We thought things couldn't get any better and then we saw another one this time with a baby! It was so cute.  It had to hang on tight while the mum trundled about the forest floor, up and under branches and even up the trunk of a palm tree.  While the mum was busy eating a coconut the baby took the opportunity to relax and turned its head to one side and closed its eyes for a quick nap.




The baby looks as though it's draped over the mums back but its actually clinging on really tightly.




20 mins from the end there was a great spot in the river for swimming, unlike the sea it was nice and cool which made it really refreshing


After Carate ranger station we had another 3km to walk on the boiling hot beach (I am sure it was more like 5km!).  This poor horse has to pull a cart of toilet rolls along the beach in the midday sun, the umbrella was just for the man, I think the horse should be allowed to have one too.  

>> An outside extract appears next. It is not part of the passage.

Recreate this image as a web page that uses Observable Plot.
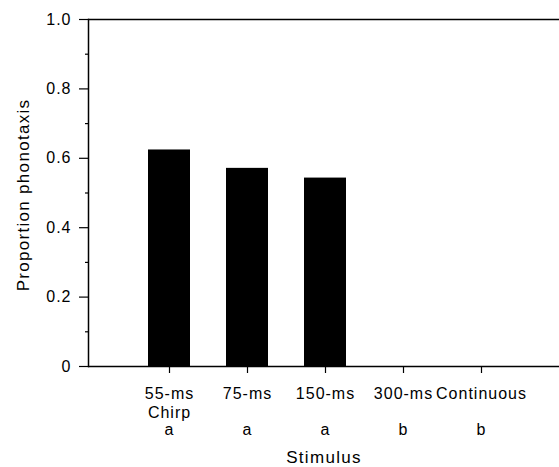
<!DOCTYPE html>
<html>
<head>
<meta charset="utf-8">
<script src="https://cdn.jsdelivr.net/npm/d3@7"></script>
<script src="https://cdn.jsdelivr.net/npm/@observablehq/plot@0.6"></script>
<style>
  html, body { margin: 0; padding: 0; background: #fff; }
  #chart svg { display: block; }
</style>
</head>
<body>
<div id="chart"></div>
<script>
const stimuli = ["55-ms", "75-ms", "150-ms", "300-ms", "Continuous"];
const subLabels = ["Chirp", "", "", "", ""];
const groups = ["a", "a", "a", "b", "b"];
const proportions = [0.624, 0.571, 0.543, 0, 0];
const yTicks = [0, 0.2, 0.4, 0.6, 0.8, 1.0];
const yMinorTicks = [0.1, 0.3, 0.5, 0.7, 0.9];
const yLabel = "Proportion phonotaxis";
const xLabel = "Stimulus";

const data = stimuli.map((s, i) => ({stimulus: s, value: proportions[i]}));
const font = "'Liberation Sans', Arial, Helvetica, sans-serif";

const chart = Plot.plot({
  width: 559,
  height: 467,
  marginTop: 19,
  marginBottom: 101,
  marginLeft: 88,
  marginRight: 0,
  style: {fontFamily: font, fontSize: "16px", color: "#000", background: "#fff", letterSpacing: "1px"},
  x: {domain: stimuli, range: [130, 520], paddingInner: 0.46, paddingOuter: 0.23, axis: null},
  y: {domain: [0, 1], axis: null},
  marks: [
    Plot.barY(data, {x: "stimulus", y: "value", fill: "#000"}),
    Plot.ruleY([0, 1], {stroke: "#000", strokeWidth: 1.5}),
    Plot.frame({anchor: "left", stroke: "#000", strokeWidth: 1.5}),
    Plot.axisY({ticks: yTicks, tickSize: 9, tickPadding: 8, strokeWidth: 1.2,
      tickFormat: d => d === 0 ? "0" : d.toFixed(1), fontSize: 16, label: null}),
    Plot.axisY({ticks: yMinorTicks, tickSize: 3, tickFormat: () => "", strokeWidth: 1.2, label: null}),
    Plot.axisX({tickSize: 7, tickPadding: 12, strokeWidth: 1.2, fontSize: 16, lineHeight: 1.19,
      tickFormat: (d, i) => { const k = stimuli.indexOf(d); return subLabels[k] ? d + "\n" + subLabels[k] : d; },
      label: null}),
    Plot.axisX({tickSize: 0, tickPadding: 57, fontSize: 16,
      tickFormat: d => groups[stimuli.indexOf(d)], label: null}),
    Plot.text([xLabel], {frameAnchor: "bottom", dy: 91, fontSize: 17, lineAnchor: "middle", textAnchor: "middle"}),
    Plot.text([yLabel], {frameAnchor: "left", rotate: -90, dx: -65, dy: 2, fontSize: 17, lineAnchor: "middle", textAnchor: "middle"})
  ]
});
chart.querySelectorAll("text").forEach(t => {
  if (t.textContent === xLabel || t.textContent === yLabel) t.style.letterSpacing = "1.3px";
});
document.getElementById("chart").appendChild(chart);
</script>
</body>
</html>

  As we walked along the beach the boundary of the National Park could clearly be seen as once the park ended houses began, however there wasn't as much development as you would expect considering the beautiful beach and view.  On the way we decided that vast stretches of coastline the world over had been spared the scourge of tourists and associated development purely because the sea wasn't suitable for swimming in, several tourists had drowned here recently.  Dangerous sea with rip tides, undertows and the worlds most ferocious shark the bull shark has saved this bit of coast.


The end of the trail, still smiling..... little did Ralph know that he would be bringing a good number of ticks back with him to the hotel


Roger our guide was hyperactive, even though we were feeling sunbaked and tired Roger was birding all the way home (about 2 hours in a taxi) and we stopped for birds all the way, this is a southern lapwing.